しかし1985年に、アジアの経済発展により参加チーム多くなったことに加え、イスラエルがAFCから除名されて最大の懸案事項が解決したことからこの大会が復活しました。そして、この大会が発展的解消して、現在のACLになりました。そのACLに今年は、日本から浦和レッズと川崎フロンターレが参加して、現在グループリーグで戦っておりますので、このACLに思うことを今日、明日にかけて述べてみたいと思います
(明日に続く)



昨日、述べましたように、ACLの前身のアジアクラブ選手権が14年間の中断期間を経て1985年に復活し、その年に韓国の大宇ロイヤルズが優勝し、翌年の1986年大会には、日本リーグ王者の古河電工(ジェフ千葉の前身)が参加したものの、サウジアラビアでの決勝大会が12月の天皇杯開催時期と重なったため参加が危ぶまれたが、日本サッカー協会が天皇杯の日程を変更したことで参加が可能となり、古河は開幕戦で地元のアル・ヒラルを破り、勢いに乗って奥寺康彦の活躍などで3戦全勝で優勝を果しました。

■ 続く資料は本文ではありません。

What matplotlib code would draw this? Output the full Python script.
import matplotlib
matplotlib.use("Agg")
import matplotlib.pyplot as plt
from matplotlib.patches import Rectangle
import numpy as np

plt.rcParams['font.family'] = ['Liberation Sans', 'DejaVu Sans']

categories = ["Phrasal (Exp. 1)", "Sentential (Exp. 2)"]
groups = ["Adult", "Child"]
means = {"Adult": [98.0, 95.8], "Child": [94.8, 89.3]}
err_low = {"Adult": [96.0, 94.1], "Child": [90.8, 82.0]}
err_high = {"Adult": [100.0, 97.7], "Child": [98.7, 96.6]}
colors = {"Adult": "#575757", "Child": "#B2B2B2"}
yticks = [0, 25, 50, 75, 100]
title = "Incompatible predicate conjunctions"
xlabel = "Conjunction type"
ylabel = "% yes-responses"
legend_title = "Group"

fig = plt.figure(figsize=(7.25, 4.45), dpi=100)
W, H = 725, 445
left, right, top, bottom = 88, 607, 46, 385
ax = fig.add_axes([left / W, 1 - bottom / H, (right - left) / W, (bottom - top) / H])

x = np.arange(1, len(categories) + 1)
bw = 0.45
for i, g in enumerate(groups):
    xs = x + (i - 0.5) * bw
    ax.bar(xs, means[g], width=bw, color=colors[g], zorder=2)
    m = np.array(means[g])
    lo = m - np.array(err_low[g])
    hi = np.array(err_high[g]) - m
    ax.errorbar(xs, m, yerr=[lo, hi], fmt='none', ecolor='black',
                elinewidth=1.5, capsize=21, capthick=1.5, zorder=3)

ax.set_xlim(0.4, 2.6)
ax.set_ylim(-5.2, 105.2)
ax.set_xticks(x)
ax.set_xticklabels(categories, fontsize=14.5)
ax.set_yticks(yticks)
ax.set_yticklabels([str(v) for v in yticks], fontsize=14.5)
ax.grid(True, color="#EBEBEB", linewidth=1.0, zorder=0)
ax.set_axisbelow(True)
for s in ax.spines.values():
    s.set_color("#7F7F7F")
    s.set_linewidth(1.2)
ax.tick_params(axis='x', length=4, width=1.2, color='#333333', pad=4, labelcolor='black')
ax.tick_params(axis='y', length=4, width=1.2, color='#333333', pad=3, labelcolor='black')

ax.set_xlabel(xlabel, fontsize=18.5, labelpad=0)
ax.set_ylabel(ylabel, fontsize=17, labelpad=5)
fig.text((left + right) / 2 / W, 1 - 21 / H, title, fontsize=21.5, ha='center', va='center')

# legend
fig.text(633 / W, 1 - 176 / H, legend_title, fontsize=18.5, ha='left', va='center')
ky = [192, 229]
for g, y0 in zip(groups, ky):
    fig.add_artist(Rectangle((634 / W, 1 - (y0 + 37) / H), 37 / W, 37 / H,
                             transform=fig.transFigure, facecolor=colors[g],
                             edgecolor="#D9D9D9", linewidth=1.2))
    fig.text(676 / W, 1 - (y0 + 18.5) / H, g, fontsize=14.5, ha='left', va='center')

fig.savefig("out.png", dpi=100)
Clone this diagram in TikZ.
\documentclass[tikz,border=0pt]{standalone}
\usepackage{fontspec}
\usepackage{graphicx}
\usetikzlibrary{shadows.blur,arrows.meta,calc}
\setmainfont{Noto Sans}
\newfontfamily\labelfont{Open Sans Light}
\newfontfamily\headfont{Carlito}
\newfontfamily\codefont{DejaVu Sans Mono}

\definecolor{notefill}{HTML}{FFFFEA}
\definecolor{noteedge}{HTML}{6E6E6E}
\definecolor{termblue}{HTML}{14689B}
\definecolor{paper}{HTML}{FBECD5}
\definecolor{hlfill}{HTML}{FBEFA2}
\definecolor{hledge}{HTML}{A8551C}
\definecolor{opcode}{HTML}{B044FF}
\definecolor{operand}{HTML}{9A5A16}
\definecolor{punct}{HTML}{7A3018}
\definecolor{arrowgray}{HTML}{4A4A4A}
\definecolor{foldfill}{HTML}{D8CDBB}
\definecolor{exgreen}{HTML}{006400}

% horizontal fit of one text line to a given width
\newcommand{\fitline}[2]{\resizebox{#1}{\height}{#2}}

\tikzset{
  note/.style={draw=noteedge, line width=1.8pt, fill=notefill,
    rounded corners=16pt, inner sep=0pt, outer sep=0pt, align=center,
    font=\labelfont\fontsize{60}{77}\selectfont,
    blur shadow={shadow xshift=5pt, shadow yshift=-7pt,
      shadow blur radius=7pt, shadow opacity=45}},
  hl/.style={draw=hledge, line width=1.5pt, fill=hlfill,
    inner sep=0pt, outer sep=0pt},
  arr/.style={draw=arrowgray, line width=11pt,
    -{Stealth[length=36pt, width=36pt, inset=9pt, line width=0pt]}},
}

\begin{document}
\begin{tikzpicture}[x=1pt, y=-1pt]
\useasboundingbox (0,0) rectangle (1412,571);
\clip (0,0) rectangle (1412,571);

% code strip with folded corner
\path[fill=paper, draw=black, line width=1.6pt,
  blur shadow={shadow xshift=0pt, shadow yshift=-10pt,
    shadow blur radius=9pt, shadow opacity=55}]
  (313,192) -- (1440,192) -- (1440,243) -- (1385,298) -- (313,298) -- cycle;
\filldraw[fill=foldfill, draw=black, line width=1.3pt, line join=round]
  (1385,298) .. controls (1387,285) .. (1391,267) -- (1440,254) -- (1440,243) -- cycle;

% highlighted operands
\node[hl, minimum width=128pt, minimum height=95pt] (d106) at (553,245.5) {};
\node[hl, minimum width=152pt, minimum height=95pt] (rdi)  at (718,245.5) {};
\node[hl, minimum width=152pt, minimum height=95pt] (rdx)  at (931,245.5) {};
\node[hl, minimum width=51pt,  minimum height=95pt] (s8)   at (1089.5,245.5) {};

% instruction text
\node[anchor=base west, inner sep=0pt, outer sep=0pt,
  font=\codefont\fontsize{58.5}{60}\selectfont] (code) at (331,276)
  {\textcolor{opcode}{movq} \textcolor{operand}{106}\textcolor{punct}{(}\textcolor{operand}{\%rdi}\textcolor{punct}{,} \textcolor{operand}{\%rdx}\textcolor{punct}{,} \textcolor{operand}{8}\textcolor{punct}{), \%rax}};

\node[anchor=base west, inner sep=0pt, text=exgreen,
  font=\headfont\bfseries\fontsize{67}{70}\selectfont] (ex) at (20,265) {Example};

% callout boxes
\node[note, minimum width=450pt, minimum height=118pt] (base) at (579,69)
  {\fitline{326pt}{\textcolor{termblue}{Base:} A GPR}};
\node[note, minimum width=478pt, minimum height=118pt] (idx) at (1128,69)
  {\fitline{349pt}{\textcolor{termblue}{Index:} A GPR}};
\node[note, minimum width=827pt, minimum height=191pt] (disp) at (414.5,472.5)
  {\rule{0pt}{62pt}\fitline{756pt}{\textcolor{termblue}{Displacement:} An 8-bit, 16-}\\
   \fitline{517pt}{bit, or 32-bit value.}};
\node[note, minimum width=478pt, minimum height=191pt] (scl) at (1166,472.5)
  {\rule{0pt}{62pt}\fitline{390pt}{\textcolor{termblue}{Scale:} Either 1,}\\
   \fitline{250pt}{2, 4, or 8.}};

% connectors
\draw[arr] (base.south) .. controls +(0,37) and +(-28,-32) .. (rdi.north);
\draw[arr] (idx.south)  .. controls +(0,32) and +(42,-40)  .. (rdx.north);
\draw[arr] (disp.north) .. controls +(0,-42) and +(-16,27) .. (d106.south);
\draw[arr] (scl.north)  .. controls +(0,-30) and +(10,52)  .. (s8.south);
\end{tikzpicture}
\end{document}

翌1987年大会では、読売クラブ(東京Vの前身)が決勝に進出したものの相手のアルヒラルがサウジアラビアの大学の試験と日程が重なるとの理由で棄権したため読売の優勝が決まり、更に1989年には日産自動車(横浜F・マリノスの前身)が決勝に進んだものの中国の遼寧省に敗れて、準優勝に終わっております。この時期、読売や日産等は事実上プロチームだったのに対して、中東のクラブチームはまだプロ化していなかったため日本はクラブレベルでアジアの頂点に到達したのでした。

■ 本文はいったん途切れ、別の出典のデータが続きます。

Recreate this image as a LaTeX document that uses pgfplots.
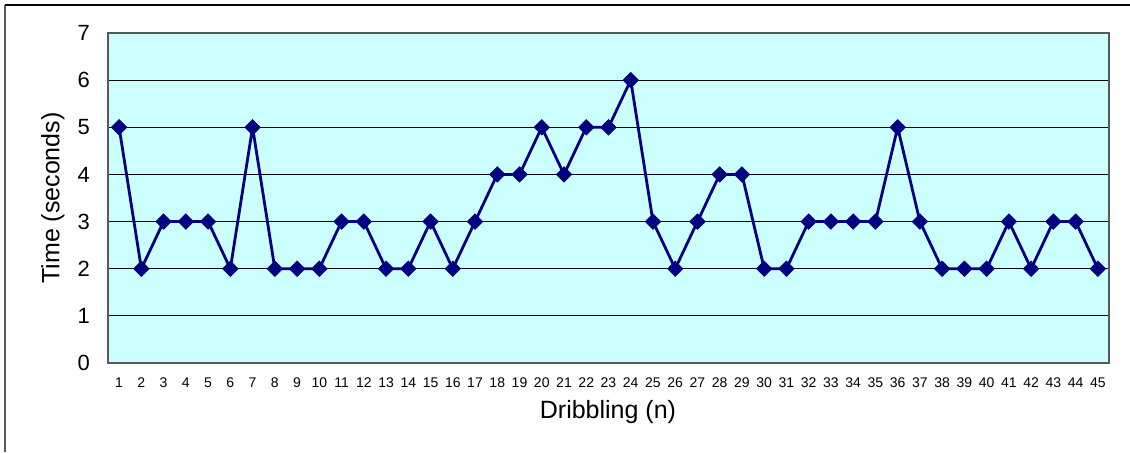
\documentclass[border=0pt]{standalone}
\usepackage{fontspec}
\setmainfont{Liberation Sans}
\usepackage{pgfplots}
\pgfplotsset{compat=1.18}
\definecolor{bgc}{HTML}{CCFFFF}
\definecolor{navy}{HTML}{000080}
\begin{document}
\begin{tikzpicture}[x=0.5pt,y=0.5pt]
\path[use as bounding box] (0,0) rectangle (1130,452);
\draw[gray!70!black, line width=0.8pt] (5,0) -- (5,447);
\draw[black, line width=0.8pt] (5,447) -- (1130,447);
\begin{axis}[
  at={(108pt*0.5,89pt*0.5)}, anchor=south west,
  scale only axis, width=500.5pt, height=165pt,
  xmin=0.5, xmax=45.5, ymin=0, ymax=7,
  axis background/.style={fill=bgc},
  axis line style={draw=black!65, line width=1pt},
  xtick={1,...,45}, ytick={0,...,7},
  major tick length=0pt,
  ymajorgrids, grid style={black, line width=0.6pt},
  /pgf/number format/assume math mode=true,
  xticklabel style={font=\fontsize{7}{8}\selectfont, yshift=-4pt},
  yticklabel style={font=\fontsize{11}{12}\selectfont, xshift=-5.5pt},
  xlabel={Dribbling (n)}, ylabel={Time (seconds)},
  label style={font=\fontsize{12.5}{14}\selectfont},
  xlabel style={at={(axis description cs:0.4995,-0.1667)}, anchor=base},
  ylabel style={at={(axis description cs:-0.055,0.5)}, anchor=center},
  clip=false,
]
\addplot[navy, line width=1.4pt, mark=square*, mark size=2.7pt, mark options={rotate=45, fill=navy, line width=0.4pt}] coordinates {
(1,5)(2,2)(3,3)(4,3)(5,3)(6,2)(7,5)(8,2)(9,2)(10,2)
(11,3)(12,3)(13,2)(14,2)(15,3)(16,2)(17,3)(18,4)(19,4)(20,5)
(21,4)(22,5)(23,5)(24,6)(25,3)(26,2)(27,3)(28,4)(29,4)(30,2)
(31,2)(32,3)(33,3)(34,3)(35,3)(36,5)(37,3)(38,2)(39,2)(40,2)
(41,3)(42,2)(43,3)(44,3)(45,2)};
\end{axis}
\end{tikzpicture}
\end{document}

ところが、1990年代に入ってJリーグが発足し、日本のクラブの実力は上がったにも関わらず、その後今日に至るまで日本のクラブの優勝は無くなってしまいました。1998-99年大会では、ジュビロ磐田がイランのエステグラルを破って久々に日本勢として優勝し、FIFA主催の第2回クラブ世界選手権出場権を獲得してスペインで開かれる大会で、レアル・マドリードとの対戦も決まっていたのに財政問題から中止となり、磐田は1999-2000年と2000-01年にも決勝に進出したもののアル・ヒラル(サウジアラビア)と水原ブルーウィンズ(韓国)にそれぞれ敗れて、ともに準優勝に終わるという不運が続きました。

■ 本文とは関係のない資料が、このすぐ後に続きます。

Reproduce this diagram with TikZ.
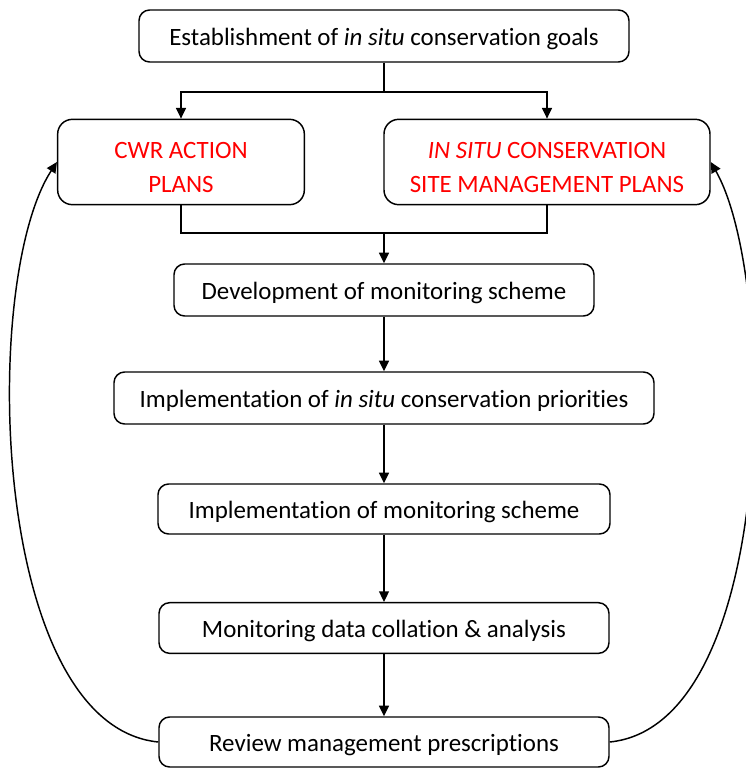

一方、1990年から各国のカップ戦優勝チームを集めたカップウィナーズ選手権が、アジアクラブ選手権と並行して行なわれ、第1回大会でイランのピルージが優勝、第2回大会で日産自動車、第3回で横浜マリノス、第5回大会でベルマーレ平塚(現湘南ベルマーレ)、第6回大会で横浜フリューゲルスと日本勢(=神奈川県勢)がタイトルを独占。第10回大会でもでも清水エスパルスが優勝するなど、この大会では日本勢が圧倒的な力を見せておりました。

しかし、このようにアジア王者を決める大会が重複して開催されると不都合なことが有る上、盛り上がりに欠けることから、AFCは、アジアクラブ選手権とカップウィナーズ選手権を統合して、欧州のチャンピオンズリーグに見合う、アジアチャンピオンズリーグ(ACL)を発足させ、第1回大会(2003年)は、アルアイン(UAE)が優勝、 その後、2004年、2005年とサウジアラビアのアル・イティハドが2連覇しました。アジアクラブ選手権時代とは違って、国内リーグの日程をこの大会に合わせるなど、 ACLに力を入れる中東勢が優位に立ちました。しかし、2006年には韓国の全北現代モータースが、最後は国内リーグを捨てて優勝し、東アジア勢が一矢を報いたのでした。

カップウィナーズ選手権、クラブ選手権の時代、常に好成績を残していた日本のクラブの実力は、Jリーグの成功で向上したのに、ACL発足後はグループリーグすら突破できない状態にあります。その理由は、ACLとJリーグが日程で重なり、特にアウエーで中東等の西アジア地域までの移動を含めて選手の負担が大きい上、ACLの試合は大きな関心を呼ばず観客動員に繋がらないことから試合をすればするほど赤字になることにありました。

しかし、2005年からACL優勝チームにアジア大陸の代表として、トヨタカップとして日本で開催されてきた、FIFAクラブワールドカップへの出場権が与えられることになってから、日本でも関心が高まりつつあり、更には2007年にはJリーグでダントツの観客動員を誇る浦和レッズが出場権を得たこと、更には浦和レッズとともに出場権を得た川崎フロンターレに財政援助し、また出場2チームの負担を軽減するためにACLの日程に合わせてJリーグの日程を調整するなど、日本サッカー協会(JFA)も支援を強化しつつあることは大変、喜ばしいことと思います。